Write each line of the material exactly as given, from the top through the line that contains "fig = go.Figure()", and omit all pictures.

◆ COLLECTED DATA:
+ + + + + + +
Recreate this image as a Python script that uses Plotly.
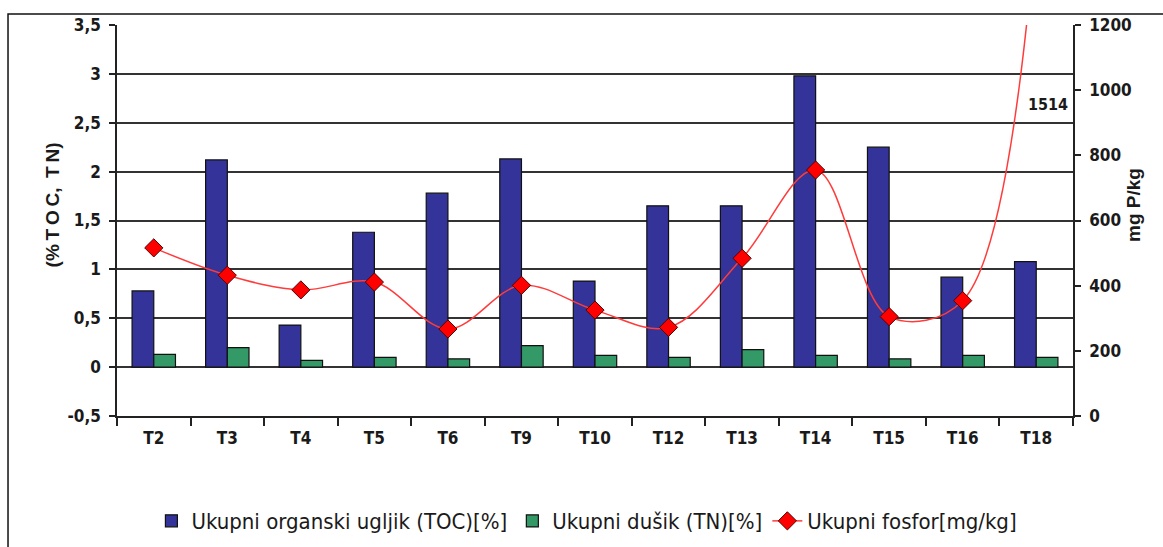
import plotly.graph_objects as go

# Sampling sites
sites = ["T2", "T3", "T4", "T5", "T6", "T9", "T10", "T12", "T13", "T14", "T15", "T16", "T18"]

# Total organic carbon, % (left axis)
toc = [0.78, 2.12, 0.43, 1.38, 1.78, 2.13, 0.88, 1.65, 1.65, 2.98, 2.25, 0.92, 1.08]

# Total nitrogen, % (left axis)
tn = [0.13, 0.20, 0.07, 0.10, 0.085, 0.22, 0.12, 0.10, 0.18, 0.12, 0.085, 0.12, 0.10]

# Total phosphorus, mg P/kg (right axis)
tp = [516, 432, 387, 411, 267, 401, 325, 272, 484, 755, 305, 354, 1514]

# Left axis ticks (comma decimals, plain hyphen for the negative value)
left_ticks = [-0.5, 0, 0.5, 1, 1.5, 2, 2.5, 3, 3.5]
left_tick_text = ["-0,5", "0", "0,5", "1", "1,5", "2", "2,5", "3", "3,5"]

FONT = "Liberation Sans, Arial, sans-serif"
NARROW = "DejaVu Sans Condensed, Arial Narrow, sans-serif"
INK = "#1a1a1a"

fig = go.Figure()

fig.add_trace(go.Bar(
    x=sites, y=toc, name="Ukupni organski ugljik (TOC)[%]",
    marker=dict(color="#333399", line=dict(color="#111111", width=1.2)),
))
fig.add_trace(go.Bar(
    x=sites, y=tn, name="Ukupni dušik (TN)[%]",
    marker=dict(color="#339966", line=dict(color="#111111", width=1.2)),
))
fig.add_trace(go.Scatter(
    x=sites, y=tp, name="Ukupni fosfor[mg/kg]", yaxis="y2",
    mode="lines+markers",
    line=dict(color="#ff3b3b", width=1.5, shape="spline", smoothing=1),
    marker=dict(symbol="diamond", size=14, color="#ff0000",
                line=dict(color="#550000", width=1)),
))

# value label for the off-scale phosphorus point
fig.add_annotation(
    xref="paper", yref="y2", x=0.997, y=955, xanchor="right", yanchor="middle",
    text=f"<b>{tp[-1]}</b>", showarrow=False,
    font=dict(family=NARROW, size=16, color=INK),
)

# axis titles
fig.add_annotation(
    xref="paper", yref="paper", x=-0.0805, y=0.54, textangle=-90,
    text="<b>(%\u2009T\u2009O\u2009C,\u2002T\u2009N)</b>", showarrow=False,
    font=dict(family=FONT, size=19, color=INK),
)
fig.add_annotation(
    xref="paper", yref="paper", x=1.077, y=0.54, textangle=-90,
    text="<b>mg P/kg</b>", showarrow=False,
    font=dict(family=FONT, size=19, color=INK),
)

# outer frame around the chart
fig.add_shape(
    type="rect", xref="paper", yref="paper",
    x0=-0.114, x1=1.1, y0=-0.4, y1=1.028,
    line=dict(color="#111111", width=1.5), fillcolor="rgba(0,0,0,0)",
    layer="below",
)

tick_font = dict(family=NARROW, size=17, color=INK, weight="bold")

fig.update_layout(
    width=1163, height=547,
    margin=dict(l=117, r=90, t=25, b=131, autoexpand=False),
    paper_bgcolor="white", plot_bgcolor="white",
    separators=",.",
    barmode="group", bargap=0.41, bargroupgap=0,
    font=dict(family=FONT, color=INK),
    showlegend=True,
    legend=dict(
        orientation="h", x=0.036, y=-0.215, xanchor="left", yanchor="top",
        font=dict(family=NARROW, size=22, color=INK),
        itemwidth=30, bgcolor="rgba(0,0,0,0)",
    ),
    xaxis=dict(
        range=[-0.5, len(sites) - 0.5],
        showline=True, linecolor="#222222", linewidth=1.5,
        ticks="outside", tickson="boundaries", ticklen=8, tickcolor="#222222",
        tickwidth=1.5, ticklabelstandoff=6,
        tickfont=tick_font,
        showgrid=False,
    ),
    yaxis=dict(
        range=[-0.5, 3.5], tickvals=left_ticks, ticktext=left_tick_text,
        showline=True, linecolor="#222222", linewidth=1.5,
        ticks="outside", ticklen=6, tickcolor="#222222", tickwidth=1.5,
        ticklabelstandoff=5,
        showgrid=True, gridcolor="#333333", gridwidth=1.5,
        zeroline=False,
        tickfont=tick_font,
    ),
    yaxis2=dict(
        range=[0, 1200], dtick=200, overlaying="y", side="right",
        showline=True, linecolor="#222222", linewidth=1.5,
        ticks="outside", ticklen=6, tickcolor="#222222", tickwidth=1.5,
        ticklabelstandoff=5,
        showgrid=False, zeroline=False,
        tickfont=tick_font,
    ),
)

fig.write_html("out.html")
+ + + + + + +
◆ REPLY:
Recreate this image as a Python script that uses Plotly.
import plotly.graph_objects as go

# Sampling sites
sites = ["T2", "T3", "T4", "T5", "T6", "T9", "T10", "T12", "T13", "T14", "T15", "T16", "T18"]

# Total organic carbon, % (left axis)
toc = [0.78, 2.12, 0.43, 1.38, 1.78, 2.13, 0.88, 1.65, 1.65, 2.98, 2.25, 0.92, 1.08]

# Total nitrogen, % (left axis)
tn = [0.13, 0.20, 0.07, 0.10, 0.085, 0.22, 0.12, 0.10, 0.18, 0.12, 0.085, 0.12, 0.10]

# Total phosphorus, mg P/kg (right axis)
tp = [516, 432, 387, 411, 267, 401, 325, 272, 484, 755, 305, 354, 1514]

# Left axis ticks (comma decimals, plain hyphen for the negative value)
left_ticks = [-0.5, 0, 0.5, 1, 1.5, 2, 2.5, 3, 3.5]
left_tick_text = ["-0,5", "0", "0,5", "1", "1,5", "2", "2,5", "3", "3,5"]

FONT = "Liberation Sans, Arial, sans-serif"
NARROW = "DejaVu Sans Condensed, Arial Narrow, sans-serif"
INK = "#1a1a1a"

fig = go.Figure()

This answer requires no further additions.